**Do this**
Work through the data below and give the number of lines holding "chart", nothing more.

**Stored data**

— START —

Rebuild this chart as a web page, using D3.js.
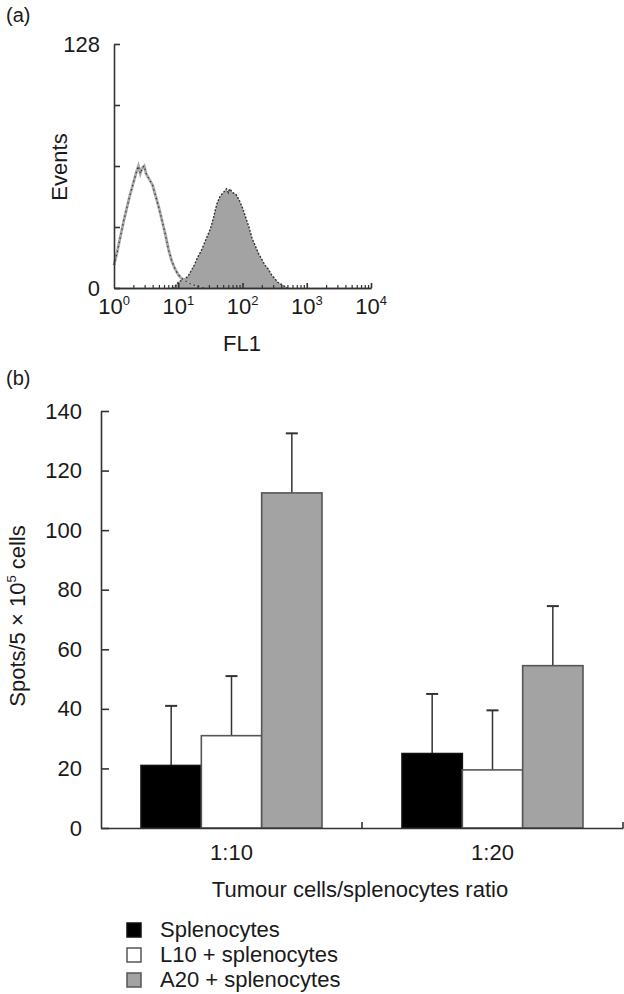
<!DOCTYPE html>
<html><head><meta charset="utf-8">
<script src="https://cdn.jsdelivr.net/npm/d3@7"></script>
<style>
body{margin:0;background:#fff}
svg{display:block}
text{font-family:"Liberation Sans",Arial,Helvetica,sans-serif;fill:#1a1a1a}
</style>
</head><body>
<svg id="c" width="624" height="994"></svg>
<script>
// ---------- Panel (a): flow cytometry histogram ----------
const openLogFL1 = [0.00,0.05,0.10,0.15,0.20,0.25,0.30,0.35,0.38,0.41,0.44,0.47,0.50,0.55,0.60,0.65,0.70,0.75,0.80,0.85,0.90,0.95,1.00,1.05,1.10,1.15,1.20,1.30,1.40];
const openCounts = [12,19,27,35,42,49,55,61,64,60,63,64,60,57,54,48,42,35,28,20,14,10,7,5,4,3,2,1,0];
const filledLogFL1 = [0.90,0.95,1.00,1.05,1.10,1.15,1.20,1.25,1.30,1.35,1.40,1.45,1.50,1.55,1.60,1.65,1.70,1.75,1.78,1.80,1.85,1.90,1.95,2.00,2.05,2.10,2.15,2.20,2.25,2.30,2.35,2.40,2.45,2.50,2.55,2.60,2.65,2.70];
const filledCounts = [0,1,3,4,5,6,9,12,16,19,23,27,31,37,44,48,50,52,50,52,50,49,46,42,37,32,26,22,18,15,12,10,7,5,3,2,1,0];
const eventTicks = [0,32,64,96,128];
const decadeTicks = [1,10,100,1000,10000];
const decadeExps = ["0","1","2","3","4"];

// ---------- Panel (b): ELISPOT bar chart ----------
const ratios = ["1:10","1:20"];
const seriesNames = ["Splenocytes","L10 + splenocytes","A20 + splenocytes"];
const seriesFill = ["#000000","#ffffff","#a3a3a3"];
const seriesStroke = ["#111111","#555555","#555555"];
const splenocytes = [21,25];
const l10Splenocytes = [31,19.5];
const a20Splenocytes = [112.5,54.5];
const splenocytesErr = [20,20];
const l10SplenocytesErr = [20,20];
const a20SplenocytesErr = [20,20];
const spotTicks = [0,20,40,60,80,100,120,140];

const svg = d3.select("#c");
const FS = 22;

// Panel labels
svg.append("text").attr("x",6).attr("y",22).style("font-size","20px").text("(a)");
svg.append("text").attr("x",6).attr("y",385).style("font-size","20px").text("(b)");

// ===== Panel a =====
const xA = d3.scaleLog().domain([1,10000]).range([114,371]);
const yA = d3.scaleLinear().domain([0,128]).range([288,44]);
const gA = svg.append("g");

const area = d3.area().x(d=>xA(Math.pow(10,d[0]))).y0(yA(0)).y1(d=>yA(d[1]));
const line = d3.line().x(d=>xA(Math.pow(10,d[0]))).y(d=>yA(d[1]));
const filledData = filledLogFL1.map((v,i)=>[v,filledCounts[i]]);
const openData = openLogFL1.map((v,i)=>[v,openCounts[i]]);

gA.append("path").datum(filledData).attr("d",area).attr("fill","#a3a3a3").attr("stroke","none");
gA.append("path").datum(filledData).attr("d",line).attr("fill","none").attr("stroke","#333").attr("stroke-width",1.4).attr("stroke-dasharray","2,1.5");
gA.append("path").datum(openData).attr("d",line).attr("fill","none").attr("stroke","#aaa").attr("stroke-width",2.8);
gA.append("path").datum(openData).attr("d",line).attr("fill","none").attr("stroke","#333").attr("stroke-width",1.2).attr("stroke-dasharray","1.5,3");

// y axis a
const yAxisA = d3.axisLeft(yA).tickValues(eventTicks).tickSize(-6).tickSizeOuter(0).tickPadding(14)
  .tickFormat(d => (d===0||d===128)? String(d) : "");
const gyA = gA.append("g").attr("transform","translate(114,0)").call(yAxisA);
// x axis a (minor ticks upward)
const minor = [];
[1,10,100,1000].forEach(dec=>{for(let k=2;k<=9;k++) minor.push(dec*k);});
const xAxisA = d3.axisBottom(xA).tickValues(minor).tickSize(-3).tickSizeOuter(0).tickFormat("");
const gxA = gA.append("g").attr("transform","translate(0,288)").call(xAxisA);
const xAxisA2 = d3.axisBottom(xA).tickValues(decadeTicks.slice(1)).tickSize(-5).tickSizeOuter(0).tickFormat("");
const gxA2 = gA.append("g").attr("transform","translate(0,288)").call(xAxisA2);
[gyA,gxA,gxA2].forEach(g=>{
  g.selectAll("path,line").attr("stroke","#333").attr("stroke-width",1.6);
  g.selectAll("text").style("font-size",FS+"px").attr("fill","#1a1a1a").style("font-family",null);
});
gxA.selectAll("line").attr("stroke-width",1.2);
// decade labels
const dl = gA.append("g").selectAll("text").data(decadeTicks).join("text")
  .attr("x",d=>xA(d)).attr("y",314).attr("text-anchor","middle").style("font-size",FS+"px");
dl.append("tspan").text("10");
dl.append("tspan").attr("dy",-9).style("font-size","13px").text((d,i)=>decadeExps[i]);
svg.append("text").attr("x",242).attr("y",351).attr("text-anchor","middle").style("font-size",FS+"px").text("FL1");
svg.append("text").attr("transform","translate(67,167) rotate(-90)").attr("text-anchor","middle").style("font-size",FS+"px").text("Events");

// ===== Panel b =====
const yB = d3.scaleLinear().domain([0,140]).range([828,411]);
const xB = d3.scaleBand().domain(ratios).range([101,623]).paddingInner(0).paddingOuter(0);
const xS = d3.scaleBand().domain(seriesNames).range([40,221]).padding(0);
const gB = svg.append("g");

const values = [splenocytes,l10Splenocytes,a20Splenocytes];
const errs = [splenocytesErr,l10SplenocytesErr,a20SplenocytesErr];
const barData = [];
ratios.forEach((r,ri)=>seriesNames.forEach((s,si)=>barData.push({r,s,si,v:values[si][ri],e:errs[si][ri]})));

// error bars (drawn first so bar outline sits on top)
const eb = gB.append("g");
barData.forEach(d=>{
  const cx = xB(d.r)+xS(d.s)+xS.bandwidth()/2;
  eb.append("line").attr("x1",cx).attr("x2",cx).attr("y1",yB(d.v)).attr("y2",yB(d.v+d.e)).attr("stroke","#333").attr("stroke-width",1.5);
  eb.append("line").attr("x1",cx-6).attr("x2",cx+6).attr("y1",yB(d.v+d.e)).attr("y2",yB(d.v+d.e)).attr("stroke","#333").attr("stroke-width",2);
});
gB.append("g").selectAll("rect").data(barData).join("rect")
  .attr("x",d=>xB(d.r)+xS(d.s)).attr("width",xS.bandwidth())
  .attr("y",d=>yB(d.v)).attr("height",d=>yB(0)-yB(d.v))
  .attr("fill",d=>seriesFill[d.si]).attr("stroke",d=>seriesStroke[d.si]).attr("stroke-width",1.6);

const yAxisB = d3.axisLeft(yB).tickValues(spotTicks).tickSize(-8).tickSizeOuter(0).tickPadding(19);
const gyB = gB.append("g").attr("transform","translate(101,0)").call(yAxisB);
const xAxisB = d3.axisBottom(xB).tickSize(0).tickSizeOuter(0).tickPadding(16);
const gxB = gB.append("g").attr("transform","translate(0,828)").call(xAxisB);
// boundary ticks between groups
gB.append("g").selectAll("line").data(ratios).join("line")
  .attr("x1",d=>xB(d)+xB.bandwidth()).attr("x2",d=>xB(d)+xB.bandwidth())
  .attr("y1",828).attr("y2",822).attr("stroke","#333").attr("stroke-width",1.6);
[gyB,gxB].forEach(g=>{
  g.selectAll("path,line").attr("stroke","#333").attr("stroke-width",1.6);
  g.selectAll("text").style("font-size",FS+"px").attr("fill","#1a1a1a").style("font-family",null);
});
svg.append("text").attr("x",360).attr("y",897).attr("text-anchor","middle").style("font-size",FS+"px").text("Tumour cells/splenocytes ratio");
const yl = svg.append("text").attr("transform","translate(25,616) rotate(-90)").attr("text-anchor","middle").style("font-size",FS+"px");
yl.append("tspan").text("Spots/5 \u00d7 10");
yl.append("tspan").attr("dy",-9).style("font-size","13px").text("5");
yl.append("tspan").attr("dy",9).text(" cells");

// legend
const lg = svg.append("g").selectAll("g").data(seriesNames).join("g")
  .attr("transform",(d,i)=>`translate(127,${923+i*25})`);
lg.append("rect").attr("width",14).attr("height",14)
  .attr("fill",(d,i)=>seriesFill[i]).attr("stroke",(d,i)=>seriesStroke[i]).attr("stroke-width",1.5);
lg.append("text").attr("x",33).attr("y",14).style("font-size",FS+"px").text(d=>d);
</script>
</body></html>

— END —

**Written reply**
2